Stored records.
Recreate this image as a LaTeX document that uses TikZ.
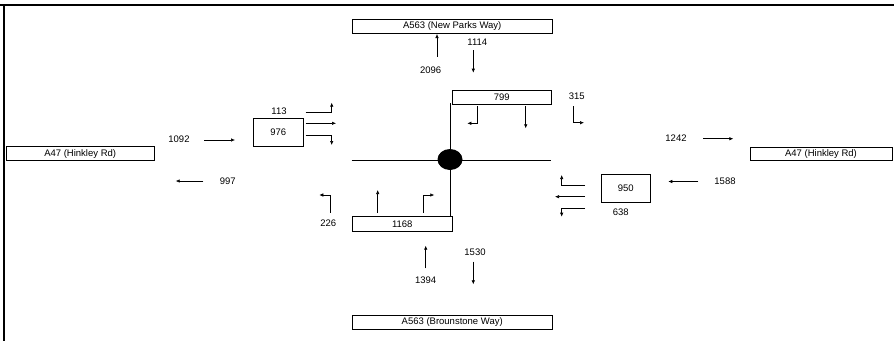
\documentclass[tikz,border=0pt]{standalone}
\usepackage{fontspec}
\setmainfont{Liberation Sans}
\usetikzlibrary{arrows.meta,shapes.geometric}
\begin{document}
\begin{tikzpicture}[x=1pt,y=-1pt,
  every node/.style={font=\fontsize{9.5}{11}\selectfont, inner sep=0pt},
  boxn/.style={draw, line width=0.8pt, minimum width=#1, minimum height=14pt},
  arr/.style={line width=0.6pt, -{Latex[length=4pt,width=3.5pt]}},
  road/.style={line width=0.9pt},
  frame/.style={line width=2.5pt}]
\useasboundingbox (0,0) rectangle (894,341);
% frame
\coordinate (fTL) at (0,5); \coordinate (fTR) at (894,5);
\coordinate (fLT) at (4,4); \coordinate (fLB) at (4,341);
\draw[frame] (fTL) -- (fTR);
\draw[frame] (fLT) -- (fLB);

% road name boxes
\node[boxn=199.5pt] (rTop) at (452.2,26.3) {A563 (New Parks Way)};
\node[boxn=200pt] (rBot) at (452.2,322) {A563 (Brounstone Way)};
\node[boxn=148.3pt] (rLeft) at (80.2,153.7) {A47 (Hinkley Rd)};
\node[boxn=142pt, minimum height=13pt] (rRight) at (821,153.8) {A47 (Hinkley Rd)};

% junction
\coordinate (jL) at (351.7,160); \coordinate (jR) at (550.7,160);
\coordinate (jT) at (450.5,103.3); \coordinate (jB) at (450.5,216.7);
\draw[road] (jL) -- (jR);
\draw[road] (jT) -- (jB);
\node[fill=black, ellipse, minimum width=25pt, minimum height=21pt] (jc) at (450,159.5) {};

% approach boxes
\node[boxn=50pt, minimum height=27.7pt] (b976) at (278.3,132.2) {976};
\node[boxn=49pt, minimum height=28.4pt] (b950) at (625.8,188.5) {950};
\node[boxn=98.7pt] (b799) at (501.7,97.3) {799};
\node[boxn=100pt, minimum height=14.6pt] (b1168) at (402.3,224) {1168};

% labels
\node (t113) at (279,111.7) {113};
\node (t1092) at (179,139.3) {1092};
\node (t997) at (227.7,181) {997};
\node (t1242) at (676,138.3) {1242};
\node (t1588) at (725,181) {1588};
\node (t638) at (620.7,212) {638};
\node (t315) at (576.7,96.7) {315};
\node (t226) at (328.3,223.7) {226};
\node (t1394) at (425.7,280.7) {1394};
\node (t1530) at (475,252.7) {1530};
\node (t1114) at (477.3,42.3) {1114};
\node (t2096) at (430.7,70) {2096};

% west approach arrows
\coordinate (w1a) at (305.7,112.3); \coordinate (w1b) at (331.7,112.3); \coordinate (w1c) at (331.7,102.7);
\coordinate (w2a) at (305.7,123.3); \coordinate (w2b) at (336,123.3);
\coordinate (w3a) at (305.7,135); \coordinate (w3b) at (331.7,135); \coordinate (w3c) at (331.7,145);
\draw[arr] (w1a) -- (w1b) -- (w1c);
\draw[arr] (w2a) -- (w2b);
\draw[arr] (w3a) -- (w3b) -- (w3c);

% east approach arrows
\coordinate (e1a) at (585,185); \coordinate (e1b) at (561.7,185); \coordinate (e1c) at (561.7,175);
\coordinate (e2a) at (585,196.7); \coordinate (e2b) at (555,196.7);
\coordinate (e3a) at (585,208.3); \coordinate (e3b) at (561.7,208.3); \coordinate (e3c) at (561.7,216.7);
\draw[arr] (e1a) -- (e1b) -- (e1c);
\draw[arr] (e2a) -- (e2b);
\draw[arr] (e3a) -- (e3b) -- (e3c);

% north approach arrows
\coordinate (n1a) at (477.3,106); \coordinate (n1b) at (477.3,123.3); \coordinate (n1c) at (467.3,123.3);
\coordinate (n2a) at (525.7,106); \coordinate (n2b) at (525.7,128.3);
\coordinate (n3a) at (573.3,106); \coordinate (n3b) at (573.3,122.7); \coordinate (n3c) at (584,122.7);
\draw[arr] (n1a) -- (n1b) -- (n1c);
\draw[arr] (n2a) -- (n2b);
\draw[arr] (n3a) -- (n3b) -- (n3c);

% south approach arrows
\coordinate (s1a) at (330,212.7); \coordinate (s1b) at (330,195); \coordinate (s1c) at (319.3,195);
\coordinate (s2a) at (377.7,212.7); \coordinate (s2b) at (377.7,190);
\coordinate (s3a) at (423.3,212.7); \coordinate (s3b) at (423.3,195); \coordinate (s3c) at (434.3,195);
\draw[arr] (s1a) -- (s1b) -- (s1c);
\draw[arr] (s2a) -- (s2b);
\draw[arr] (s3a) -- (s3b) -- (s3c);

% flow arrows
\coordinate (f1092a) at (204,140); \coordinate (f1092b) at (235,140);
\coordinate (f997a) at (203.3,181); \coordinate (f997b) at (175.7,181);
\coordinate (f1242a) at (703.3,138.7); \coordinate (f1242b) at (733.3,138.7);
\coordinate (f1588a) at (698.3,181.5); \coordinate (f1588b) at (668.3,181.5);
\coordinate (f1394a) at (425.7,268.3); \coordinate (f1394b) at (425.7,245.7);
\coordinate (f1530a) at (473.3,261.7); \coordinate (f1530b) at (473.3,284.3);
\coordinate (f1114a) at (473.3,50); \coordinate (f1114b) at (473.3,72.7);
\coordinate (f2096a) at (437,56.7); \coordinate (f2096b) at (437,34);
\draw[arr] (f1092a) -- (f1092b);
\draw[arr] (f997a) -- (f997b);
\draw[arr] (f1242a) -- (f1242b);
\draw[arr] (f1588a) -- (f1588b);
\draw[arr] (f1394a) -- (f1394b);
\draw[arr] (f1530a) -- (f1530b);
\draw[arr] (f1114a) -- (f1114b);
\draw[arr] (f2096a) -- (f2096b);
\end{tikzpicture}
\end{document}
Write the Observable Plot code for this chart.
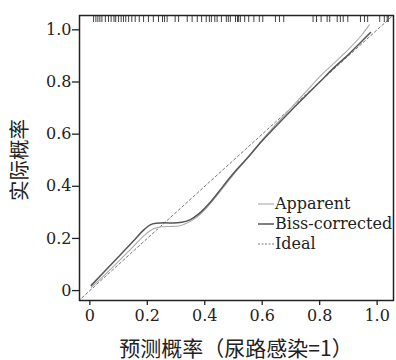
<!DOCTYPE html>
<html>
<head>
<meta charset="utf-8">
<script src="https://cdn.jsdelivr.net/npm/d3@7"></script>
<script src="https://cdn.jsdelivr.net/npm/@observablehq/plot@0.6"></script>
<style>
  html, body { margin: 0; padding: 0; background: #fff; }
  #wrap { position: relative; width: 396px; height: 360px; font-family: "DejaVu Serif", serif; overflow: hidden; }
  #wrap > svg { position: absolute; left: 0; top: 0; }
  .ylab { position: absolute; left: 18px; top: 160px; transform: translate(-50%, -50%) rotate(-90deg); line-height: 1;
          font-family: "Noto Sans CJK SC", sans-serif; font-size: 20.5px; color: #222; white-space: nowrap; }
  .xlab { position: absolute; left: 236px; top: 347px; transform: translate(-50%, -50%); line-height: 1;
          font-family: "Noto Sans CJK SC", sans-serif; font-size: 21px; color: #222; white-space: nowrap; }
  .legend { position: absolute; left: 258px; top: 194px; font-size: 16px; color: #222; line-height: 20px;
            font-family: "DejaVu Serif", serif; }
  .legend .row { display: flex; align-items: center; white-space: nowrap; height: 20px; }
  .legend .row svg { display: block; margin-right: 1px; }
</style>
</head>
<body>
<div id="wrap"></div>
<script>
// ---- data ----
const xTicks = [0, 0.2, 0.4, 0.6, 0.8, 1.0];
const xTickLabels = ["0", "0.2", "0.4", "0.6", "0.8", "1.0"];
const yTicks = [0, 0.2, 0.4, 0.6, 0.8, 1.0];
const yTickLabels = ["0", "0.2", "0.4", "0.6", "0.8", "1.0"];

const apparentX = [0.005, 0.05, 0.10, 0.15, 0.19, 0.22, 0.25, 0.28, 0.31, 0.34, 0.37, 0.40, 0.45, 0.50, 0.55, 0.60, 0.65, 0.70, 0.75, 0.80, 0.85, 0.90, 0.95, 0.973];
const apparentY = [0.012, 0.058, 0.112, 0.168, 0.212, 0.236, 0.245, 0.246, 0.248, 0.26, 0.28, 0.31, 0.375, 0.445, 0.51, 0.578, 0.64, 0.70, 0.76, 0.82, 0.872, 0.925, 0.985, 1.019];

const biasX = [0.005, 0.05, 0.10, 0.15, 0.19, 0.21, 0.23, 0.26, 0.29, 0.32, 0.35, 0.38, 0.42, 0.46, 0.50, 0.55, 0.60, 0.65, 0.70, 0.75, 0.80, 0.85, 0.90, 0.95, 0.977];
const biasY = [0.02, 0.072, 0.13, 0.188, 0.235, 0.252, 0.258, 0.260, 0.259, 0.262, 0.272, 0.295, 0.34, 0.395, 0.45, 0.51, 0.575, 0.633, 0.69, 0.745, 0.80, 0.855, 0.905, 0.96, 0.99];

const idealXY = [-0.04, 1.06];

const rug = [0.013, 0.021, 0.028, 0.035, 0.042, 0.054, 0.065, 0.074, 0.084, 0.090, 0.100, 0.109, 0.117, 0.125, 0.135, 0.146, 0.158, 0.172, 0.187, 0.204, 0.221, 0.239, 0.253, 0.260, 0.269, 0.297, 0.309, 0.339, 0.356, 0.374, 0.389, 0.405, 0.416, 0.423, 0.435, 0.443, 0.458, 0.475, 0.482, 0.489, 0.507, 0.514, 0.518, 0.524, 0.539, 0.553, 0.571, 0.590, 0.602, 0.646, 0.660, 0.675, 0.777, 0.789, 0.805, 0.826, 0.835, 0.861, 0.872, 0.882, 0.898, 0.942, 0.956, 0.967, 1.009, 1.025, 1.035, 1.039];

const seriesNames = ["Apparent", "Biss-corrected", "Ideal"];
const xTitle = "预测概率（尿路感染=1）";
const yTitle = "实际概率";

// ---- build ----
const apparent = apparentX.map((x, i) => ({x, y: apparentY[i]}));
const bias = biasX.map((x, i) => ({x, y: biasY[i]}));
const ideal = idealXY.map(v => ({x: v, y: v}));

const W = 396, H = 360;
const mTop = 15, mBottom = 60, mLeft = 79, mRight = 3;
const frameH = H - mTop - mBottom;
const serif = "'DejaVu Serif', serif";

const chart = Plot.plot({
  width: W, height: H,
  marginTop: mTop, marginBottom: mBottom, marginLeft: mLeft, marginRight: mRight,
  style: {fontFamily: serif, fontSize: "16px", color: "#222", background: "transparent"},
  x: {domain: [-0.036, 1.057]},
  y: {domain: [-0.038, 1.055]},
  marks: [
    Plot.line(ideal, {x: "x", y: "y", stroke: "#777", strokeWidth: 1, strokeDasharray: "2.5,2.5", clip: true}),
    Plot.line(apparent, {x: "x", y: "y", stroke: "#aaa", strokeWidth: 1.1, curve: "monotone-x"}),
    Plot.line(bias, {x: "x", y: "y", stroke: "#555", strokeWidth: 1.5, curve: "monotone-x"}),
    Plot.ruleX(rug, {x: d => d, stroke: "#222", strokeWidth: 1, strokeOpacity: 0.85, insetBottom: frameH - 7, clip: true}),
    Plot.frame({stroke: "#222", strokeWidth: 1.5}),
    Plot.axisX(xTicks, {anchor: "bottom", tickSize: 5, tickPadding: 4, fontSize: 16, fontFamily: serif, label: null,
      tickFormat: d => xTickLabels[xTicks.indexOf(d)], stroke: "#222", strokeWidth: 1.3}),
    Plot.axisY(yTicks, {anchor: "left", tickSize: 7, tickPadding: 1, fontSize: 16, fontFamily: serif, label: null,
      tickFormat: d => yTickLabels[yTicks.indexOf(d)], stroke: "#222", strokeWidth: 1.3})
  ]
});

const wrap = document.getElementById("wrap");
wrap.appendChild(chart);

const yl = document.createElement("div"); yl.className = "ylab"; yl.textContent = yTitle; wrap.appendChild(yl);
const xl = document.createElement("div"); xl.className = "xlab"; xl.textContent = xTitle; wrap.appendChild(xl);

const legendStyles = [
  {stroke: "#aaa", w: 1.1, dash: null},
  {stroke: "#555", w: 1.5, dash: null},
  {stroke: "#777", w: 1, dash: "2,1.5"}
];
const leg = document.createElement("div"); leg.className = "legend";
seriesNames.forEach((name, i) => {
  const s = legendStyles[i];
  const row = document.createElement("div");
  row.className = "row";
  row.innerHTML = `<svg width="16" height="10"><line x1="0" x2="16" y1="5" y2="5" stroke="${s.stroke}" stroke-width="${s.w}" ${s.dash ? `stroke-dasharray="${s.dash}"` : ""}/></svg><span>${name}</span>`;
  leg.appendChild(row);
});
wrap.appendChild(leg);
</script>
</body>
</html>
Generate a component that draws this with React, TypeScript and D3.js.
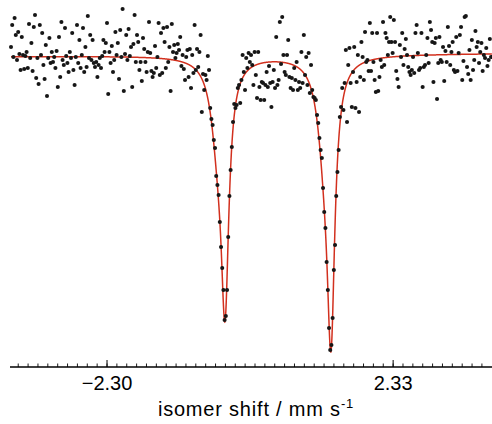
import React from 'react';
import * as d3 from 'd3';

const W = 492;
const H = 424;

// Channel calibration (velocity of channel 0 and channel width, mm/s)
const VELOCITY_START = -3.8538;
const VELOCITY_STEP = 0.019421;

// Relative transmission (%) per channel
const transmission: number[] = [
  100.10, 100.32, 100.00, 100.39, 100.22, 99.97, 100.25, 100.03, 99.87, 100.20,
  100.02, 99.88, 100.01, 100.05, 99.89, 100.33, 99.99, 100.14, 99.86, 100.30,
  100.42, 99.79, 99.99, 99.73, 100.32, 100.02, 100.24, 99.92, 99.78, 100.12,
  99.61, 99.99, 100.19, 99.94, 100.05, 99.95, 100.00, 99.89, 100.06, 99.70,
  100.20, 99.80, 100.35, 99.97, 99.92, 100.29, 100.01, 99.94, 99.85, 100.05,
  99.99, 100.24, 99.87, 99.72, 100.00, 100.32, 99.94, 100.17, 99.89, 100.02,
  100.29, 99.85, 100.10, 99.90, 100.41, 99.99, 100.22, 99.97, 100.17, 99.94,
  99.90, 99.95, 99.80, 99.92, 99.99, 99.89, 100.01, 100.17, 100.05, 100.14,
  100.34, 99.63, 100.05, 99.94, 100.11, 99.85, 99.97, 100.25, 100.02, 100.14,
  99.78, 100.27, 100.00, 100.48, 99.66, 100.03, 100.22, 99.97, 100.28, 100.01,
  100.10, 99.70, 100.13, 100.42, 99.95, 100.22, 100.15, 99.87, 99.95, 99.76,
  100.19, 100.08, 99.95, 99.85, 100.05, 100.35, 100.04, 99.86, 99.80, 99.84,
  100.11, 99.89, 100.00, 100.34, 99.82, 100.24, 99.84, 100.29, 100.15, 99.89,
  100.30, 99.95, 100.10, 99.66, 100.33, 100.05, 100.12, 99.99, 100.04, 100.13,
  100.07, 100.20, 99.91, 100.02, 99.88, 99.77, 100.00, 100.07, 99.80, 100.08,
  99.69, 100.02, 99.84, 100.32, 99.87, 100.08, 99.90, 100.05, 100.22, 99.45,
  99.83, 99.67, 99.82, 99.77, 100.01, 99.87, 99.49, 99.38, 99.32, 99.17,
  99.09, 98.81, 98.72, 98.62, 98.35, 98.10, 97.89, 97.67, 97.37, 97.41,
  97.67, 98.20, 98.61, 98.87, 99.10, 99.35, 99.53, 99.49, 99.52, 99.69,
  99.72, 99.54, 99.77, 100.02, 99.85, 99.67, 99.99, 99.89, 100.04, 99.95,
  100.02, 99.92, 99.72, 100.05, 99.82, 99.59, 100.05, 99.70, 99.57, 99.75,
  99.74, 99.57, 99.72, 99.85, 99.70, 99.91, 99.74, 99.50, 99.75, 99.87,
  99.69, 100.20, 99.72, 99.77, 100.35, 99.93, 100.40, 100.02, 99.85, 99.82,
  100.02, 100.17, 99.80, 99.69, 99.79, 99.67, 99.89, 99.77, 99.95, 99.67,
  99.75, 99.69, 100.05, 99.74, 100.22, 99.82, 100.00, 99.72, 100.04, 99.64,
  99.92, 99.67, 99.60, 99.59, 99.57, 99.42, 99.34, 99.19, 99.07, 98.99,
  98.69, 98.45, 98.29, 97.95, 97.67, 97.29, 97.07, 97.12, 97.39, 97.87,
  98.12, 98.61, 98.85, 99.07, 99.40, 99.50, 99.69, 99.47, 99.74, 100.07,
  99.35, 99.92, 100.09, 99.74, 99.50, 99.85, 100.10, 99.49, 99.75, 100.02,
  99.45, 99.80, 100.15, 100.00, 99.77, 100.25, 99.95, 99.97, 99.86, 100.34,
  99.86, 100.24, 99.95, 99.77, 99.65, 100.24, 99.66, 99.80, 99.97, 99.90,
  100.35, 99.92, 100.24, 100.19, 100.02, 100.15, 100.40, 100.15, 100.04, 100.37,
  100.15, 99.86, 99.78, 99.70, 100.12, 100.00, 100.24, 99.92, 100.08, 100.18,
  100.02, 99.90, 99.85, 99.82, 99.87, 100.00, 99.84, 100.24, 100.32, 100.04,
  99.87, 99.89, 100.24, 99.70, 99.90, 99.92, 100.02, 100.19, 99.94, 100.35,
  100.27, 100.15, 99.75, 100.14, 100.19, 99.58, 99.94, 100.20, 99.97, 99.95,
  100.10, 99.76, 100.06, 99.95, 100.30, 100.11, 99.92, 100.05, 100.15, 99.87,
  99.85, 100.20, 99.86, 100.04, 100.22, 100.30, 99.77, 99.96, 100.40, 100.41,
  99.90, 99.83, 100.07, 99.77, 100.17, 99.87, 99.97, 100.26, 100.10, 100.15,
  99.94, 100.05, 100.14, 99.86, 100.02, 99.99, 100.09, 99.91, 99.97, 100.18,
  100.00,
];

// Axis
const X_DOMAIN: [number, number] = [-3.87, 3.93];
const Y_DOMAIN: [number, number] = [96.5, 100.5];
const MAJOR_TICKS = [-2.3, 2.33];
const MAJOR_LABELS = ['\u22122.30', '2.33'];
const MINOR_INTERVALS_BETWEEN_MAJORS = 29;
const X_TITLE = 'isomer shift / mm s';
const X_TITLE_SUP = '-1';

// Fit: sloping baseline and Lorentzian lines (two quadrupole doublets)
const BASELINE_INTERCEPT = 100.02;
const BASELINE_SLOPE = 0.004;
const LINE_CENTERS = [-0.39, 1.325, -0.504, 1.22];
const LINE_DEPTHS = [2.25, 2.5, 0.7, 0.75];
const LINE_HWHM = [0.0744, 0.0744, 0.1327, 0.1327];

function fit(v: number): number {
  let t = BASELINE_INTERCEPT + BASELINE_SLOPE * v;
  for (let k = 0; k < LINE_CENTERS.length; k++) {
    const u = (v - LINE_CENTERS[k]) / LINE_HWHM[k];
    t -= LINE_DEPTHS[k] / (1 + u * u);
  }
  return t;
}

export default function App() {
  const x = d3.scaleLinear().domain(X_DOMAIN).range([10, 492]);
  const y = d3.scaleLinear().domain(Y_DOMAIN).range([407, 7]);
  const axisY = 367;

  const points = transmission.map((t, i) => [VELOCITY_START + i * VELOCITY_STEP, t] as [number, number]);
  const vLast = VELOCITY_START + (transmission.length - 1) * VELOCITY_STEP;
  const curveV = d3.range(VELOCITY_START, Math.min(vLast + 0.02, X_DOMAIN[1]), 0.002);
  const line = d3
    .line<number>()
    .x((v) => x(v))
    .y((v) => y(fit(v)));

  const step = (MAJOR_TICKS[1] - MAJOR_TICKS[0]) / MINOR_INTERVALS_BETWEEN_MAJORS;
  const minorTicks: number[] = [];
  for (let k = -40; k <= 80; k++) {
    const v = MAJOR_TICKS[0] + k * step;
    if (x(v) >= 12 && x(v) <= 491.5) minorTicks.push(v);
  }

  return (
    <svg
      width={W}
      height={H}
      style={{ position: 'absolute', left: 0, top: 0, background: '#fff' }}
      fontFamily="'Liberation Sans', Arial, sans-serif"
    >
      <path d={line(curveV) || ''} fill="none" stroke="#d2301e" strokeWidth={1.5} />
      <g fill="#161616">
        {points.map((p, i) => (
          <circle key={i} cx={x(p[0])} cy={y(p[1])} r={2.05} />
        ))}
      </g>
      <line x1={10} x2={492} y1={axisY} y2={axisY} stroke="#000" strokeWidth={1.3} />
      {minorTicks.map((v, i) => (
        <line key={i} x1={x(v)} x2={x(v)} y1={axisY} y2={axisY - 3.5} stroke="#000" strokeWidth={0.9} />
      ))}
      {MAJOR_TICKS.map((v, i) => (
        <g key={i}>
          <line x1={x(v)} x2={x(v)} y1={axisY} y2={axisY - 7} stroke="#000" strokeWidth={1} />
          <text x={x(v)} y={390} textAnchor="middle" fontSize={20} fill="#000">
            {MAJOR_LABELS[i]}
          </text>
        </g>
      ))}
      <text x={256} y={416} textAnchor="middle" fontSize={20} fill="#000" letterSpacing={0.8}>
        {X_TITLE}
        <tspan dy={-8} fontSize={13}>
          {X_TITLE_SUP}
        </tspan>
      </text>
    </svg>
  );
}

What you have to do. Your task is to gather every line with the word "this" and copy it.

Expected answer.
Recreate this image as a LaTeX document that uses TikZ.
Write the Observable Plot code for this chart.
Generate a component that draws this with React, TypeScript and D3.js.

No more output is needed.